Comincio col dire che non sono completamente d’accordo su chi, ed è la maggioranza, sostiene che Moretti ha rinunciato all’ autobiografia, al suo orticello, all’autarchia, per esplorare finalmente la dimensione del racconto in terza persona. Certo, ha lasciato l’ormai in-filmabile Roma per attraversare l’Appennino e scegliere una città di mare come Ancona, poco vista al cinema. Certo, ha messo da parte il suo caro diario, le battute di attualità politica, la messa in scena della moglie vera e del figlio vero, ma si è portato sicuramente dietro il suo bagaglio di ossessioni e nevrosi. Ce lo vuol far capire lui stesso, subito, all’inizio del film, quando lo psicanalista Giovanni Sermonti.
il suo nuovo personaggio, tornando a casa dal footing, rispondendo al telefono dice qualcosa del tipo (cito a memoria): sono io, sono Giovanni. Come si sa, nel cinema di Moretti, nessuna battuta o scena o dettaglio è lasciato al caso, come un piccolo Kubrick (il paragone non scandalizzi, sto parlando solo di metodo). E pertanto quella battuta non può, secondo me, che significare “sono sempre io”. E d’altronde i pazienti dello psicanalista appaiono degli alter ego di Nanni, ognuno
rappresentante di una paranoia del passato: c’è la golosità, la mania di classificazione, la presenza del tumore da combattere. Soltanto il paziente erotomane mi risulta davvero strano e mi ha spiazzato: che ci voglia accennare a una sua nuova ossessione? Spero di no per lui, eppure è un ruolo non piccolo, con tre scene ed è affidato a un attore importante come Accorsi e quindi qualcosa dovrà rappresentare:…Lo psicanalista ha anche una famiglia, molto normale e per certi versi
esemplare: una moglie che lavora in una casa editrice (Laura Morante, mai vista così brava), c’è comunicazione, comprensione, dialogo, si fa ancora l’amore, si traduce il latino insieme coi figli, hanno una casa bella, funzionale, piena di libri ma non di lusso come ci si aspetterebbe da uno stimato professionista e soprattutto non c’è ombra di cellulare e tv e computer: se ci sono, sono sempre spenti. E’ forse il tipo di famiglia ideale anticonsumistica e antiberlusconiana che starebbe alla base di una sorta di “rifondazione della borghesia” che il Nostro nel suo giansenismo di sinistra senz’altro auspica? Si tratterebbe allora di un aspetto politico seppure trasversale. Ma proprio uno dei familiari, il figlio Andrea, un ragazzo buono e ubbidiente, appare un pò distante da questa armonia; il padre lo vorrebbe più competitivo (e lui non lo è), più autonomo (e lui si fa trascinare in un furtarello a scuola), più aperto; e poi hanno gusti sportivi e musicali diversi. nella famosa scena in cui, in auto, cantano tutti il celeberrimo pezzo di Paolo Conte “Insieme a te non ci
sto più”, metaforicamente, Andrea è l’ultimo a unirsi al coro. E proprio lui diviene protagonista involontario della vicenda con quel che gli capita. A questo punto entra in scena il Dolore ed è il Dolore che il senso comune conosce come il più grande che possa capitare. Tutta la parte che precede il lutto e lo descrive è saggio di esemplare regia, che usa pochi ma decisi tratti (la scena al mercatino, la scena della bara). Dopodiché tutto sarà diverso nella famiglia: i rapporti, la vita quotidiana, il lavoro, le domeniche, perché come dice Moretti è un tipo di dolore che divide anziché unire (è lo stesso dolore che aveva diviso in Turista per caso, Via col vento e altre pellicole).

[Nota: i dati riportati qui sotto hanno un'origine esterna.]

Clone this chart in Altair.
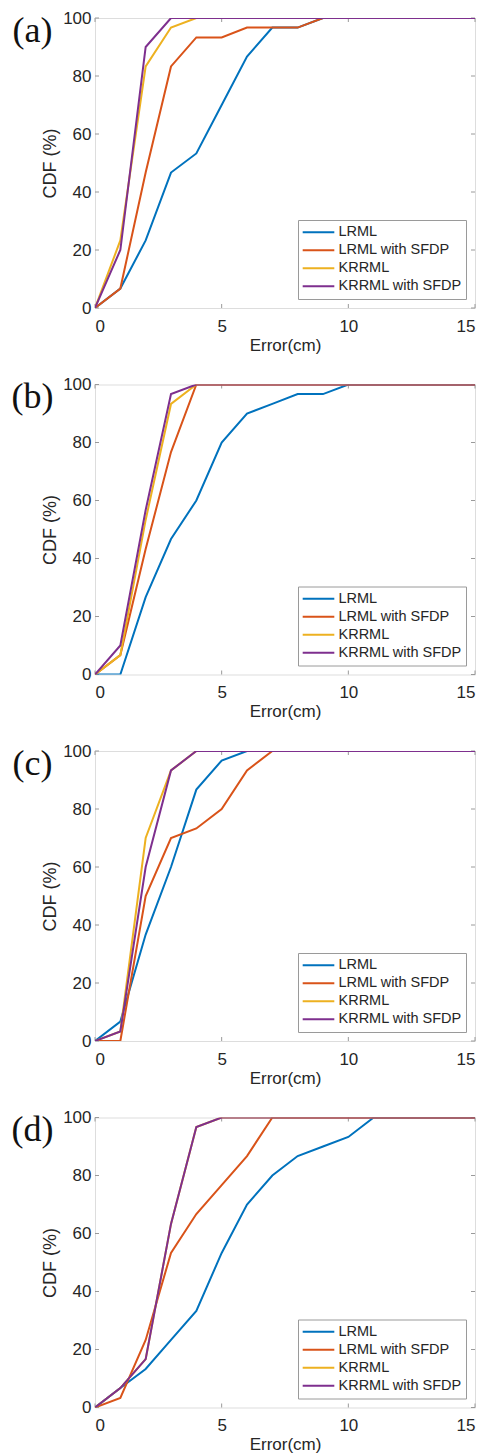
import altair as alt
import pandas as pd

x_vals = list(range(16))
series_names = ["LRML", "LRML with SFDP", "KRRML", "KRRML with SFDP"]
series_colors = ["#0072BD", "#D95319", "#EDB120", "#7E2F8E"]
panel_labels = ["(a)", "(b)", "(c)", "(d)"]

# Panel (a)
a_lrml = [0, 6.7, 23.3, 46.7, 53.3, 70, 86.7, 96.7, 96.7, 100, 100, 100, 100, 100, 100, 100]
a_lrml_sfdp = [0, 6.7, 46.7, 83.3, 93.3, 93.3, 96.7, 96.7, 96.7, 100, 100, 100, 100, 100, 100, 100]
a_krrml = [0, 23.3, 83.3, 96.7, 100, 100, 100, 100, 100, 100, 100, 100, 100, 100, 100, 100]
a_krrml_sfdp = [0, 20, 90, 100, 100, 100, 100, 100, 100, 100, 100, 100, 100, 100, 100, 100]

# Panel (b)
b_lrml = [0, 0, 26.7, 46.7, 60, 80, 90, 93.3, 96.7, 96.7, 100, 100, 100, 100, 100, 100]
b_lrml_sfdp = [0, 6.7, 43.3, 76.7, 100, 100, 100, 100, 100, 100, 100, 100, 100, 100, 100, 100]
b_krrml = [0, 6.7, 53.3, 93.3, 100, 100, 100, 100, 100, 100, 100, 100, 100, 100, 100, 100]
b_krrml_sfdp = [0, 10, 56.7, 96.7, 100, 100, 100, 100, 100, 100, 100, 100, 100, 100, 100, 100]

# Panel (c)
c_lrml = [0, 6.7, 36.7, 60, 86.7, 96.7, 100, 100, 100, 100, 100, 100, 100, 100, 100, 100]
c_lrml_sfdp = [0, 0, 50, 70, 73.3, 80, 93.3, 100, 100, 100, 100, 100, 100, 100, 100, 100]
c_krrml = [0, 3.3, 70, 93.3, 100, 100, 100, 100, 100, 100, 100, 100, 100, 100, 100, 100]
c_krrml_sfdp = [0, 3.3, 60, 93.3, 100, 100, 100, 100, 100, 100, 100, 100, 100, 100, 100, 100]

# Panel (d)
d_lrml = [0, 6.7, 13.3, 23.3, 33.3, 53.3, 70, 80, 86.7, 90, 93.3, 100, 100, 100, 100, 100]
d_lrml_sfdp = [0, 3.3, 23.3, 53.3, 66.7, 76.7, 86.7, 100, 100, 100, 100, 100, 100, 100, 100, 100]
d_krrml = [0, 6.7, 16.7, 63.3, 96.7, 100, 100, 100, 100, 100, 100, 100, 100, 100, 100, 100]
d_krrml_sfdp = [0, 6.7, 16.7, 63.3, 96.7, 100, 100, 100, 100, 100, 100, 100, 100, 100, 100, 100]

panels = [
    [a_lrml, a_lrml_sfdp, a_krrml, a_krrml_sfdp],
    [b_lrml, b_lrml_sfdp, b_krrml, b_krrml_sfdp],
    [c_lrml, c_lrml_sfdp, c_krrml, c_krrml_sfdp],
    [d_lrml, d_lrml_sfdp, d_krrml, d_krrml_sfdp],
]

x_ticks = [0, 5, 10, 15]
y_ticks = [0, 20, 40, 60, 80, 100]

W, H = 380, 290
FRAME = "#9a9a9a"
TXT = "#262626"
FONT = "Liberation Sans"


def make_panel(series_list, label):
    rows = []
    for order, (name, vals) in enumerate(zip(series_names, series_list)):
        for xv, yv in zip(x_vals, vals):
            rows.append({"x": xv, "cdf": yv, "series": name, "order": order})
    df = pd.DataFrame(rows)

    xs = alt.Scale(domain=[0, 15], nice=False, zero=False)
    ys = alt.Scale(domain=[0, 100], nice=False)

    lines = alt.Chart(df).mark_line(strokeWidth=2, clip=True).encode(
        x=alt.X("x:Q", scale=xs, title="Error(cm)",
                axis=alt.Axis(values=x_ticks, tickSize=0, domain=False, grid=False,
                              labelFontSize=17, titleFontSize=17, labelColor=TXT,
                              titleColor=TXT, labelFont=FONT, titleFont=FONT,
                              titleFontWeight="normal", labelPadding=10, titlePadding=3)),
        y=alt.Y("cdf:Q", scale=ys, title="CDF (%)",
                axis=alt.Axis(values=y_ticks, tickSize=0, domain=False, grid=False,
                              labelFontSize=17, titleFontSize=18, labelColor=TXT,
                              titleColor=TXT, labelFont=FONT, titleFont=FONT,
                              titleFontWeight="normal", labelPadding=4, titlePadding=3)),
        color=alt.Color("series:N",
                        scale=alt.Scale(domain=series_names, range=series_colors),
                        legend=alt.Legend(title=None, orient="bottom-right", offset=9,
                                          fillColor="white", strokeColor=FRAME,
                                          padding=3.5, symbolType="stroke",
                                          symbolStrokeWidth=2, symbolSize=1000,
                                          clipHeight=17.6, rowPadding=0, labelOffset=3,
                                          labelFontSize=14.5, labelFont=FONT,
                                          labelColor=TXT, labelLimit=300)),
        order="order:Q",
        detail="series:N",
    )

    tdf_x = pd.DataFrame({"t": x_ticks})
    tdf_y = pd.DataFrame({"t": y_ticks})
    tick_bottom = alt.Chart(tdf_x).mark_rule(color=FRAME, strokeWidth=1).encode(
        x=alt.X("t:Q", scale=xs), y=alt.value(H), y2=alt.value(H - 4))
    tick_top = alt.Chart(tdf_x).mark_rule(color=FRAME, strokeWidth=1).encode(
        x=alt.X("t:Q", scale=xs), y=alt.value(0), y2=alt.value(4))
    tick_left = alt.Chart(tdf_y).mark_rule(color=FRAME, strokeWidth=1).encode(
        y=alt.Y("t:Q", scale=ys), x=alt.value(0), x2=alt.value(4))
    tick_right = alt.Chart(tdf_y).mark_rule(color=FRAME, strokeWidth=1).encode(
        y=alt.Y("t:Q", scale=ys), x=alt.value(W), x2=alt.value(W - 4))

    lab = alt.Chart(pd.DataFrame({"label": [label]})).mark_text(
        font="Liberation Serif", fontSize=36, color="#111111",
        align="center", baseline="alphabetic").encode(
        text="label:N", x=alt.value(-62.5), y=alt.value(23.5))

    return alt.layer(tick_bottom, tick_top, tick_left, tick_right, lines, lab).properties(
        width=W, height=H)


charts = [make_panel(s, l) for s, l in zip(panels, panel_labels)]
chart = alt.vconcat(*charts, spacing=76.5, bounds="flush").resolve_scale(
    color="independent").resolve_legend(color="independent").properties(
    padding={"left": 3, "top": 0, "right": 0, "bottom": 0}).configure_view(
    stroke=FRAME, strokeWidth=1).configure(background="white")

chart.save("out.html", embed_options={"renderer": "svg", "actions": False})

Tranne la scena del luna park, veramente brutta anche perché svela i limiti del Moretti attore (scena che è l’unica mia riserva insieme al montaggio un pò trascurato), tutto il resto del secondo tempo è
sorprendentemente toccante e misurato, fino a quel finale sulla spiaggia ligure (quasi al confine francese: un’altra metafora o una dichiarazione programmatica?), con sottofondo di Brian Eno che rimane un pò così, tra l’ottimismo moderato ed altre imponderabili sensazioni e che pone altri interrogativi in questo film da vedere e rivedere.